[23].—The Squire's Puzzle.

The portrait may be drawn in a single line because it contains only two points at which an odd number of lines meet, but it is absolutely necessary to begin at one of these points and end at the other. One point is near the outer extremity of the King's left eye; the other is below it on the left cheek.

[24].—The Friar's Puzzle.

The five hundred silver pennies might have been placed in the four bags, in accordance with the stated conditions, in exactly 894,348 different ways. If there had been a thousand coins there would be 7,049,112 ways. It is a difficult problem in the partition of numbers. I have a single formula for the solution of any number of coins in the case of four bags, but it was extremely hard to construct, and the best method is to find the twelve separate formulas for the different congruences to the modulus 12.
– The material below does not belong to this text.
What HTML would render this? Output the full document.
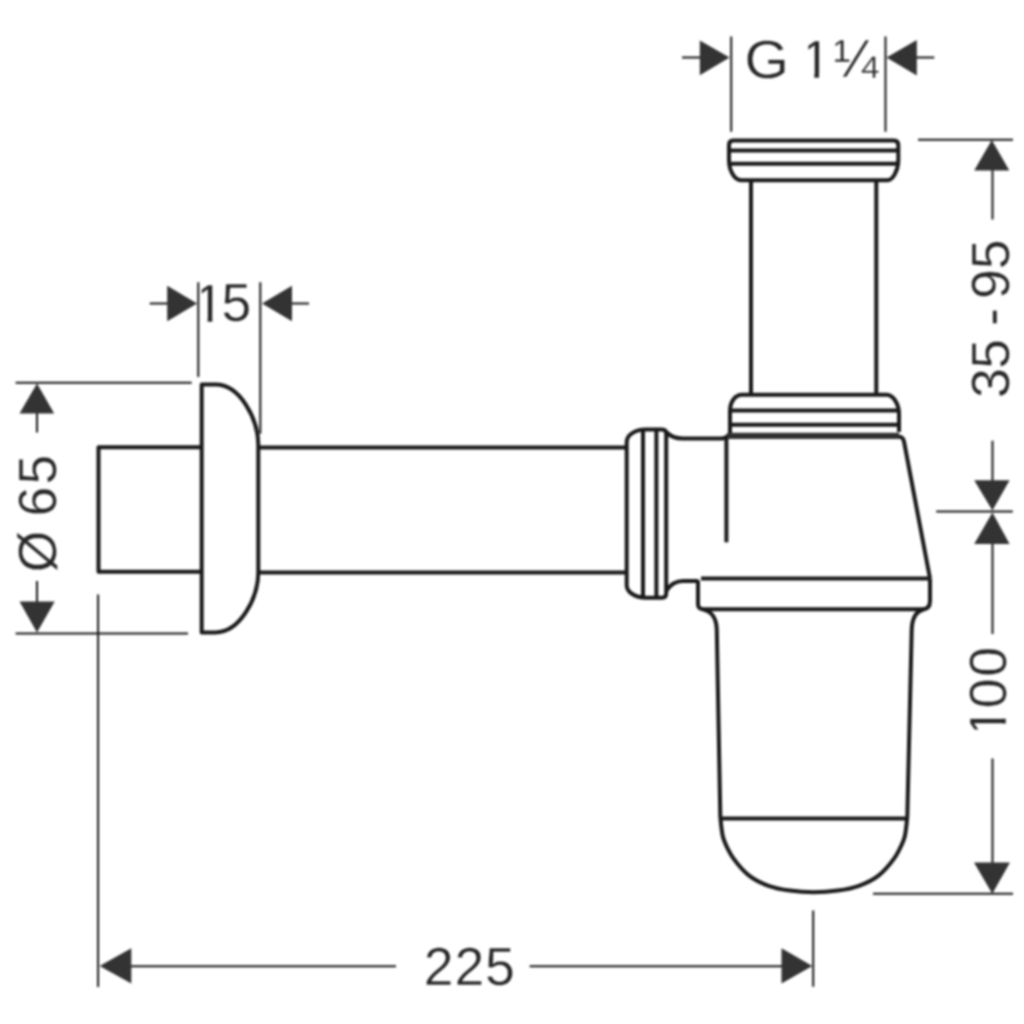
<!DOCTYPE html>
<html>
<head>
<meta charset="utf-8">
<style>
html,body{margin:0;padding:0;background:#fff;width:1024px;height:1024px;overflow:hidden;}
svg{display:block;}
#wrap{width:1024px;height:1024px;filter:blur(1px);}
.m{fill:none;stroke:#191919;stroke-width:4;stroke-linejoin:round;}
.d{fill:none;stroke:#161616;stroke-width:2;}
.a{fill:#333;stroke:none;}
.t{font-family:"Liberation Sans",sans-serif;fill:#262626;stroke:#fff;stroke-width:0.40px;font-size:53.5px;}.t2{stroke-width:0.4px;}
</style>
</head>
<body>
<div id="wrap">
<svg width="1024" height="1024" viewBox="0 0 1024 1024">
<!-- TEXT -->
<defs><clipPath id="c1" clipPathUnits="userSpaceOnUse"><path d="M7.49,-60 L60,-60 L60,-4.81 L18.14,-4.81 L18.14,5 L13.43,5 L13.43,-4.81 L7.49,-4.81 Z"/></clipPath></defs>
<g transform="translate(744.4,77.9) scale(1.07,1.0)"><text class="t">G</text></g>
<g transform="translate(800.9,78.1)"><text class="t" clip-path="url(#c1)">1</text></g>
<g transform="translate(833.4,77.1)"><text class="t t2">¼</text></g>
<g transform="translate(194.2,321.7)"><text class="t" clip-path="url(#c1)">1</text></g>
<g transform="translate(221.4,321.2)"><text class="t">5</text></g>
<g transform="translate(423.8,985.2)"><text class="t">2</text></g>
<g transform="translate(454.6,985.2)"><text class="t">2</text></g>
<g transform="translate(484.9,984.9)"><text class="t">5</text></g>
<g transform="translate(55.7,572.3) rotate(-90)"><text class="t">Ø</text></g>
<g transform="translate(55.7,516.4) rotate(-90)"><text class="t">6</text></g>
<g transform="translate(55.7,484.5) rotate(-90)"><text class="t">5</text></g>
<g transform="translate(1008.7,398.1) rotate(-90)"><text class="t">3</text></g>
<g transform="translate(1008.7,368.8) rotate(-90)"><text class="t">5</text></g>
<g transform="translate(1008.7,325.8) rotate(-90)"><text class="t">-</text></g>
<g transform="translate(1008.7,299.1) rotate(-90)"><text class="t">9</text></g>
<g transform="translate(1008.7,269.2) rotate(-90)"><text class="t">5</text></g>
<g transform="translate(1006.0,736.9) rotate(-90) scale(1.0,0.96)"><text class="t" clip-path="url(#c1)">1</text></g>
<g transform="translate(1006.0,708.2) rotate(-90) scale(1.0,0.96)"><text class="t">0</text></g>
<g transform="translate(1006.0,676.7) rotate(-90) scale(1.0,0.96)"><text class="t">0</text></g>
<!-- /TEXT -->
<!-- ===== main outlines ===== -->
<g class="m">
  <!-- escutcheon -->
  <path d="M201.7,384.6 L215.5,384.6 C240,384.6 258.3,419 258.3,445 L258.3,572 C258.3,598 240,632.4 215.5,632.4 L201.7,632.4 Z"/>
  <!-- wall stub -->
  <path d="M201.7,447.3 L98.5,447.3 L98.5,571.7 L201.7,571.7"/>
  <!-- horizontal pipe -->
  <path d="M258.3,447.5 L626,447.5 M258.3,572.5 L626,572.5"/>
  <!-- ring -->
  <path d="M626.7,586 L626.7,442 A19,12.5 0 0 1 645.7,429.5 L662,429.5 Q666.2,429.5 666.2,433.5 L666.2,593.5 Q666.2,597.7 662,597.7 L645.7,597.7 A19,12.5 0 0 1 626.7,585.2 Z"/>
  <path d="M643,429.5 L643,597.7 M656.4,429.5 L656.4,597.7"/>
  <!-- connection top -->
  <path d="M666.2,432 C670,436 675,438.5 683,438.5 L721,438.5 Q726,438.5 729,434.5"/>
  <!-- connection bottom / base left -->
  <path d="M666.2,591 C670,585 675,581 683,581 L696.5,581 Q698,581 698,582.5 L698,604 Q698,609.3 703.5,609.3 L922,609.3 Q930,609.3 930,601 L930,578.5"/>
  <!-- base top line -->
  <path d="M701,578.5 L929.5,578.5"/>
  <!-- body left -->
  <path d="M726.4,437 L726.4,542.3"/>
  <!-- body right slant -->
  <path d="M898,436.6 Q903,436.6 904,441.5 L930,578.5"/>
  <!-- cup -->
  <path d="M703,609.5 C712,611 716.5,619 716.8,630 L720.3,816.4 C720.5,818.6 721.1,825.5 721.7,829.5 C722.3,833.5 722.2,835.7 724.1,840.5 C726.0,845.3 729.2,852.5 733.4,858.4 C737.6,864.2 743.2,871.0 749.1,875.6 C755.0,880.2 761.8,883.3 768.6,885.8 C775.4,888.3 782.5,889.5 790.0,890.6 C797.5,891.7 805.9,892.3 813.8,892.3 C821.7,892.3 830.1,891.7 837.6,890.6 C845.1,889.5 852.2,888.3 859.0,885.8 C865.8,883.3 872.6,880.2 878.5,875.6 C884.4,871.0 890.0,864.2 894.2,858.4 C898.4,852.5 901.5,845.3 903.5,840.5 C905.4,835.7 905.3,833.5 905.9,829.5 C906.5,825.5 907.1,818.6 907.3,816.4 L911.7,630 C912,619 916,611 924,609.5"/>
  <path d="M720,818.6 L907.6,818.6"/>
  <!-- lower nut -->
  <path d="M730,433 L730,411 C730,402 735,394.8 742,394.8 L886.7,394.8 C893,394.8 899,404 899,413.6 L899,432"/>
  <path d="M730,410.6 L899,410.6 M730,424.7 L899,424.7"/>
  <!-- vertical tube -->
  <path d="M751,180 L751,394.8 M876.3,180 L876.3,394.8"/>
  <!-- top nut -->
  <path d="M741,180.2 L887.5,180.2 C893,180.2 898.3,170 898.3,160 L898.3,145 Q898.3,140.5 894,140.5 L733,140.5 Q729,140.5 729,145 L729,160 C729,170 734,180.2 741,180.2 Z"/>
  <path d="M729,150.4 L898.3,150.4 M729,163.7 L898.3,163.7"/>
</g>
<!-- thick nut bottom line -->
<path d="M727.5,435.9 L899,435.9" fill="none" stroke="#303030" stroke-width="6.2"/>

<!-- ===== dimensions ===== -->
<g class="d">
  <!-- G 1 1/4 -->
  <path d="M682,57.5 L700,57.5 M731.2,36.6 L731.2,131.8 M885.5,36.6 L885.5,131.8 M916,57.5 L934.3,57.5"/>
  <!-- 15 -->
  <path d="M149.7,303.5 L168,303.5 M198.3,282.3 L198.3,377 M260.3,282.3 L260.3,433.8 M291,303.5 L309,303.5"/>
  <!-- dia 65 -->
  <path d="M15.6,382.8 L191.7,382.8 M15.6,633.6 L188,633.6 M37,412 L37,432.5 M37,581 L37,602"/>
  <!-- 225 -->
  <path d="M98.1,594.4 L98.1,987 M130,966.2 L396,966.2 M529.6,966.2 L783,966.2 M813.2,910.4 L813.2,986.8"/>
  <!-- 35-95 / 100 -->
  <path d="M918,139.7 L1013,139.7 M992.5,169 L992.5,219.5 M992.5,440.8 L992.5,481 M936.2,511.6 L1012.8,511.6 M992.5,543 L992.5,634 M992.5,758.5 L992.5,863 M873,893.8 L1013,893.8"/>
</g>
<g class="a">
  <polygon points="699.8,40.5 729.6,57.5 699.8,75.2"/>
  <polygon points="916.8,40 886.5,57.5 916.8,75.5"/>
  <polygon points="167.2,285.8 197.1,303.5 167.2,321.3"/>
  <polygon points="292,285.8 262,303.5 292,321.3"/>
  <polygon points="37,383.5 54.2,413.5 19.5,413.5"/>
  <polygon points="19.5,601.4 54.7,601.4 37,632.6"/>
  <polygon points="99.6,966 131.3,948.3 131.3,983.6"/>
  <polygon points="812.3,966 781.5,948.3 781.5,983.6"/>
  <polygon points="991.8,140 1009.3,170.4 974.2,170.4"/>
  <polygon points="974.2,480.3 1009.6,480.3 992.4,510.5"/>
  <polygon points="992.4,512.5 1009.6,543.9 974.2,543.9"/>
  <polygon points="974,862.5 1010,862.5 992.3,893.7"/>
</g>

</svg>
</div>
</body>
</html>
[25].—The Parson's Puzzle.

A very little examination of the original drawing will have shown the reader that, as he will have at first read the conditions, the puzzle is quite impossible of solution. We have therefore to look for some loophole in the actual conditions as they were worded. If the Parson could get round the source of the river, he could then cross every bridge once and once only on his way to church, as shown in the annexed illustration. That this was not prohibited we shall soon find. Though the plan showed all the bridges in his parish, it only showed "part of" the parish itself. It is not stated that the river did not take its rise in the parish, and since it leads to the only possible solution, we must assume that it did. The answer would be, therefore, as shown. It should be noted that we are clearly prevented from considering the possibility of getting round the mouth of the river, because we are told it "joined the sea some hundred miles to the south," while no parish ever extended a hundred miles!